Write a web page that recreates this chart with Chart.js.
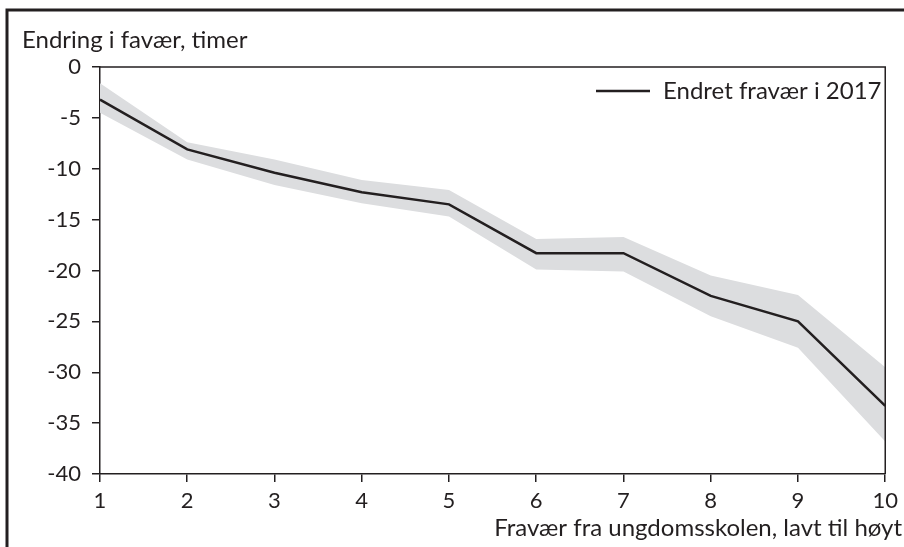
<!DOCTYPE html>
<html lang="no">
<head>
<meta charset="UTF-8">
<title>Endret fravær</title>
<script src="https://cdn.jsdelivr.net/npm/chart.js@4.4.0/dist/chart.umd.min.js"></script>
<style>
  html, body { margin: 0; padding: 0; background: #fff; }
  #wrap { width: 904px; height: 547px; }
</style>
</head>
<body>
<div id="wrap"><canvas id="chart" width="904" height="547"></canvas></div>
<script>
// data
const groups = ['1', '2', '3', '4', '5', '6', '7', '8', '9', '10'];
const endring = [-3.2, -8.1, -10.4, -12.3, -13.5, -18.3, -18.3, -22.5, -25.0, -33.3];
const ovre = [-1.6, -7.4, -9.1, -11.1, -12.1, -16.9, -16.7, -20.5, -22.4, -29.5];
const nedre = [-4.5, -9.1, -11.6, -13.4, -14.7, -19.9, -20.1, -24.5, -27.6, -36.8];
const yTicks = [0, -5, -10, -15, -20, -25, -30, -35, -40];

const ink = '#231f20';
const band = '#dcdddf';
const fontFam = 'Lato, "Open Sans", sans-serif';

// frame, box around the plot, title texts and legend
const extras = {
  id: 'extras',
  afterDraw(chart) {
    const ctx = chart.ctx;
    const a = chart.chartArea;
    ctx.save();
    // outer frame (top and left only)
    ctx.strokeStyle = ink;
    ctx.lineWidth = 3;
    ctx.beginPath();
    ctx.moveTo(7, 547);
    ctx.lineTo(7, 10);
    ctx.lineTo(904, 10);
    ctx.stroke();
    // plot box
    ctx.lineWidth = 1.5;
    ctx.beginPath();
    ctx.moveTo(a.left, a.top);
    ctx.lineTo(a.right, a.top);
    ctx.lineTo(a.right, a.bottom);
    ctx.stroke();
    // legend
    ctx.lineWidth = 2.5;
    ctx.beginPath();
    ctx.moveTo(596, 91);
    ctx.lineTo(650, 91);
    ctx.stroke();
    ctx.fillStyle = ink;
    ctx.font = '24px ' + fontFam;
    ctx.textBaseline = 'middle';
    ctx.textAlign = 'left';
    ctx.fillText('Endret fravær i 2017', 663, 91);
    ctx.fillText('Endring i favær, timer', 22, 40);
    // x axis title
    ctx.textAlign = 'right';
    ctx.fillText('Fravær fra ungdomsskolen, lavt til høyt', 902, 528);
    ctx.restore();
  }
};

new Chart(document.getElementById('chart'), {
  type: 'line',
  data: {
    labels: groups,
    datasets: [
      { data: ovre, order: 2, borderWidth: 0, pointRadius: 0, fill: false, backgroundColor: band, borderColor: 'rgba(0,0,0,0)', tension: 0 },
      { data: nedre, order: 1, borderWidth: 0, pointRadius: 0, fill: '-1', backgroundColor: band, borderColor: 'rgba(0,0,0,0)', tension: 0 },
      { label: 'Endret fravær i 2017', data: endring, order: 0, borderColor: ink, borderWidth: 2.5, pointRadius: 0, fill: false, tension: 0 }
    ]
  },
  options: {
    responsive: false,
    animation: false,
    layout: { padding: { left: 0, top: 67, right: 16, bottom: 0 } },
    plugins: {
      legend: { display: false },
      tooltip: { enabled: false },
      title: { display: false }
    },
    scales: {
      x: {
        offset: false,
        grid: { display: true, drawOnChartArea: false, drawTicks: true, tickLength: 8, color: ink, lineWidth: 1.5 },
        border: { display: true, color: ink, width: 1.5 },
        ticks: { color: ink, font: { family: fontFam, size: 22 }, padding: 6, maxRotation: 0, autoSkip: false },
        afterFit(s) { s.height = 73; }
      },
      y: {
        min: -40,
        max: 0,
        afterBuildTicks(s) { s.ticks = yTicks.map(v => ({ value: v })); },
        grid: { display: true, drawOnChartArea: false, drawTicks: true, tickLength: 8, color: ink, lineWidth: 1.5 },
        border: { display: true, color: ink, width: 1.5 },
        ticks: { color: ink, font: { family: fontFam, size: 22 }, padding: 11 },
        afterFit(s) { s.width = 100; }
      }
    }
  },
  plugins: [extras]
});
</script>
</body>
</html>
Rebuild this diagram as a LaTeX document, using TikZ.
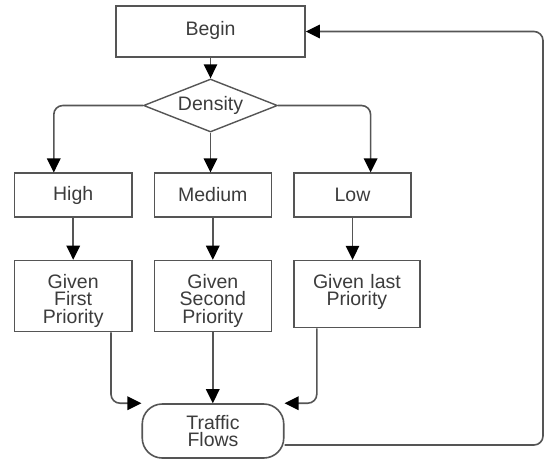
\documentclass[tikz,border=0pt]{standalone}
\usepackage{fontspec}
\setmainfont{Liberation Sans}
\usetikzlibrary{arrows.meta,shapes.geometric}
\definecolor{linec}{RGB}{85,85,85}
\definecolor{txtc}{RGB}{60,60,60}
\begin{document}
\begin{tikzpicture}[x=1pt,y=-1pt,
  every node/.style={font=\fontsize{19.5}{17.6}\selectfont, text=txtc},
  box/.style={draw=linec, line width=1.6pt, rectangle, inner sep=0pt},
  topbox/.style={box, align=center, text width=112pt, text height=27.6pt},
  arr/.style={draw=linec, line width=1.6pt, -{Triangle[length=14pt,width=13.5pt,color=black]}, rounded corners=9pt},
]
\useasboundingbox (0,0) rectangle (544,459);
\fill[white] (0,0) rectangle (544,459);
% nodes
\node[box, minimum width=189pt, minimum height=51pt, text depth=7pt] (begin) at (210.5,31.5) {Begin};
\node[diamond, draw=linec, line width=1.4pt, minimum width=134pt, minimum height=53pt, inner sep=0pt, aspect=2.5] (dens) at (210.5,105.5) {Density};
\node[box, minimum width=117.3pt, minimum height=43.5pt] (high) at (73.2,195) {High};
\node[box, minimum width=117pt, minimum height=43.5pt] (med) at (212.8,195) {Medium};
\node[box, minimum width=117.3pt, minimum height=43.5pt] (low) at (352.5,195) {Low};
\node[topbox, minimum width=117.3pt, text depth=43.4pt] (first) at (73.2,296) {Given\\First\\Priority};
\node[topbox, minimum width=117pt, text depth=43.4pt] (second) at (212.8,296) {Given\\Second\\Priority};
\node[topbox, text width=120pt, minimum width=126pt, text depth=39.4pt] (last) at (356.9,294.1) {Given last\\Priority};
\node[draw=linec, line width=1.6pt, rounded corners=20pt, minimum width=141.5pt, minimum height=54pt, inner sep=0pt, align=center] (tf) at (213,431) {Traffic\\Flows};
\coordinate (rc) at (543,200);
% connectors
\draw[arr] (begin.south) -- (dens.north);
\draw[arr] (dens.west) -| ([xshift=-19.4pt]high.north);
\draw[arr] (dens.south) -- (dens.south |- med.north);
\draw[arr] (dens.east) -| ([xshift=18.1pt]low.north);
\draw[arr] (high) -- (first);
\draw[arr] (med.south) -- (med.south |- second.north);
\draw[arr] (low.south) -- (low.south |- last.north);
\draw[arr] ([xshift=37.8pt]first.south) |- (tf.north west);
\draw[arr] (second.south) -- (second.south |- tf.north);
\draw[arr] ([xshift=-40.1pt]last.south) |- (tf.north east);
\draw[arr] ([yshift=-14pt]tf.east) -| (rc) |- (begin.east);
\end{tikzpicture}
\end{document}
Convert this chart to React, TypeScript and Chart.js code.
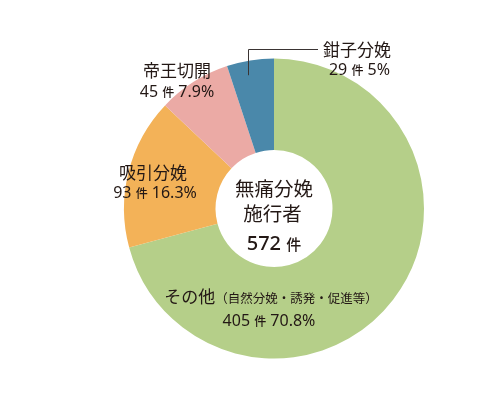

+-------+

### Given instruction
Print the entries above exactly, taking out only the pictures.

### Response for this exercise
Write a web page that recreates this chart with Chart.js.
<!DOCTYPE html>
<html lang="no">
<head>
<meta charset="UTF-8">
<title>Endret fravær</title>
<script src="https://cdn.jsdelivr.net/npm/chart.js@4.4.0/dist/chart.umd.min.js"></script>
<style>
  html, body { margin: 0; padding: 0; background: #fff; }
  #wrap { width: 904px; height: 547px; }
</style>
</head>
<body>
<div id="wrap"><canvas id="chart" width="904" height="547"></canvas></div>
<script>
// data
const groups = ['1', '2', '3', '4', '5', '6', '7', '8', '9', '10'];
const endring = [-3.2, -8.1, -10.4, -12.3, -13.5, -18.3, -18.3, -22.5, -25.0, -33.3];
const ovre = [-1.6, -7.4, -9.1, -11.1, -12.1, -16.9, -16.7, -20.5, -22.4, -29.5];
const nedre = [-4.5, -9.1, -11.6, -13.4, -14.7, -19.9, -20.1, -24.5, -27.6, -36.8];
const yTicks = [0, -5, -10, -15, -20, -25, -30, -35, -40];

const ink = '#231f20';
const band = '#dcdddf';
const fontFam = 'Lato, "Open Sans", sans-serif';

// frame, box around the plot, title texts and legend
const extras = {
  id: 'extras',
  afterDraw(chart) {
    const ctx = chart.ctx;
    const a = chart.chartArea;
    ctx.save();
    // outer frame (top and left only)
    ctx.strokeStyle = ink;
    ctx.lineWidth = 3;
    ctx.beginPath();
    ctx.moveTo(7, 547);
    ctx.lineTo(7, 10);
    ctx.lineTo(904, 10);
    ctx.stroke();
    // plot box
    ctx.lineWidth = 1.5;
    ctx.beginPath();
    ctx.moveTo(a.left, a.top);
    ctx.lineTo(a.right, a.top);
    ctx.lineTo(a.right, a.bottom);
    ctx.stroke();
    // legend
    ctx.lineWidth = 2.5;
    ctx.beginPath();
    ctx.moveTo(596, 91);
    ctx.lineTo(650, 91);
    ctx.stroke();
    ctx.fillStyle = ink;
    ctx.font = '24px ' + fontFam;
    ctx.textBaseline = 'middle';
    ctx.textAlign = 'left';
    ctx.fillText('Endret fravær i 2017', 663, 91);
    ctx.fillText('Endring i favær, timer', 22, 40);
    // x axis title
    ctx.textAlign = 'right';
    ctx.fillText('Fravær fra ungdomsskolen, lavt til høyt', 902, 528);
    ctx.restore();
  }
};

new Chart(document.getElementById('chart'), {
  type: 'line',
  data: {
    labels: groups,
    datasets: [
      { data: ovre, order: 2, borderWidth: 0, pointRadius: 0, fill: false, backgroundColor: band, borderColor: 'rgba(0,0,0,0)', tension: 0 },
      { data: nedre, order: 1, borderWidth: 0, pointRadius: 0, fill: '-1', backgroundColor: band, borderColor: 'rgba(0,0,0,0)', tension: 0 },
      { label: 'Endret fravær i 2017', data: endring, order: 0, borderColor: ink, borderWidth: 2.5, pointRadius: 0, fill: false, tension: 0 }
    ]
  },
  options: {
    responsive: false,
    animation: false,
    layout: { padding: { left: 0, top: 67, right: 16, bottom: 0 } },
    plugins: {
      legend: { display: false },
      tooltip: { enabled: false },
      title: { display: false }
    },
    scales: {
      x: {
        offset: false,
        grid: { display: true, drawOnChartArea: false, drawTicks: true, tickLength: 8, color: ink, lineWidth: 1.5 },
        border: { display: true, color: ink, width: 1.5 },
        ticks: { color: ink, font: { family: fontFam, size: 22 }, padding: 6, maxRotation: 0, autoSkip: false },
        afterFit(s) { s.height = 73; }
      },
      y: {
        min: -40,
        max: 0,
        afterBuildTicks(s) { s.ticks = yTicks.map(v => ({ value: v })); },
        grid: { display: true, drawOnChartArea: false, drawTicks: true, tickLength: 8, color: ink, lineWidth: 1.5 },
        border: { display: true, color: ink, width: 1.5 },
        ticks: { color: ink, font: { family: fontFam, size: 22 }, padding: 11 },
        afterFit(s) { s.width = 100; }
      }
    }
  },
  plugins: [extras]
});
</script>
</body>
</html>
Rebuild this diagram as a LaTeX document, using TikZ.
\documentclass[tikz,border=0pt]{standalone}
\usepackage{fontspec}
\setmainfont{Liberation Sans}
\usetikzlibrary{arrows.meta,shapes.geometric}
\definecolor{linec}{RGB}{85,85,85}
\definecolor{txtc}{RGB}{60,60,60}
\begin{document}
\begin{tikzpicture}[x=1pt,y=-1pt,
  every node/.style={font=\fontsize{19.5}{17.6}\selectfont, text=txtc},
  box/.style={draw=linec, line width=1.6pt, rectangle, inner sep=0pt},
  topbox/.style={box, align=center, text width=112pt, text height=27.6pt},
  arr/.style={draw=linec, line width=1.6pt, -{Triangle[length=14pt,width=13.5pt,color=black]}, rounded corners=9pt},
]
\useasboundingbox (0,0) rectangle (544,459);
\fill[white] (0,0) rectangle (544,459);
% nodes
\node[box, minimum width=189pt, minimum height=51pt, text depth=7pt] (begin) at (210.5,31.5) {Begin};
\node[diamond, draw=linec, line width=1.4pt, minimum width=134pt, minimum height=53pt, inner sep=0pt, aspect=2.5] (dens) at (210.5,105.5) {Density};
\node[box, minimum width=117.3pt, minimum height=43.5pt] (high) at (73.2,195) {High};
\node[box, minimum width=117pt, minimum height=43.5pt] (med) at (212.8,195) {Medium};
\node[box, minimum width=117.3pt, minimum height=43.5pt] (low) at (352.5,195) {Low};
\node[topbox, minimum width=117.3pt, text depth=43.4pt] (first) at (73.2,296) {Given\\First\\Priority};
\node[topbox, minimum width=117pt, text depth=43.4pt] (second) at (212.8,296) {Given\\Second\\Priority};
\node[topbox, text width=120pt, minimum width=126pt, text depth=39.4pt] (last) at (356.9,294.1) {Given last\\Priority};
\node[draw=linec, line width=1.6pt, rounded corners=20pt, minimum width=141.5pt, minimum height=54pt, inner sep=0pt, align=center] (tf) at (213,431) {Traffic\\Flows};
\coordinate (rc) at (543,200);
% connectors
\draw[arr] (begin.south) -- (dens.north);
\draw[arr] (dens.west) -| ([xshift=-19.4pt]high.north);
\draw[arr] (dens.south) -- (dens.south |- med.north);
\draw[arr] (dens.east) -| ([xshift=18.1pt]low.north);
\draw[arr] (high) -- (first);
\draw[arr] (med.south) -- (med.south |- second.north);
\draw[arr] (low.south) -- (low.south |- last.north);
\draw[arr] ([xshift=37.8pt]first.south) |- (tf.north west);
\draw[arr] (second.south) -- (second.south |- tf.north);
\draw[arr] ([xshift=-40.1pt]last.south) |- (tf.north east);
\draw[arr] ([yshift=-14pt]tf.east) -| (rc) |- (begin.east);
\end{tikzpicture}
\end{document}
Convert this chart to React, TypeScript and Chart.js code.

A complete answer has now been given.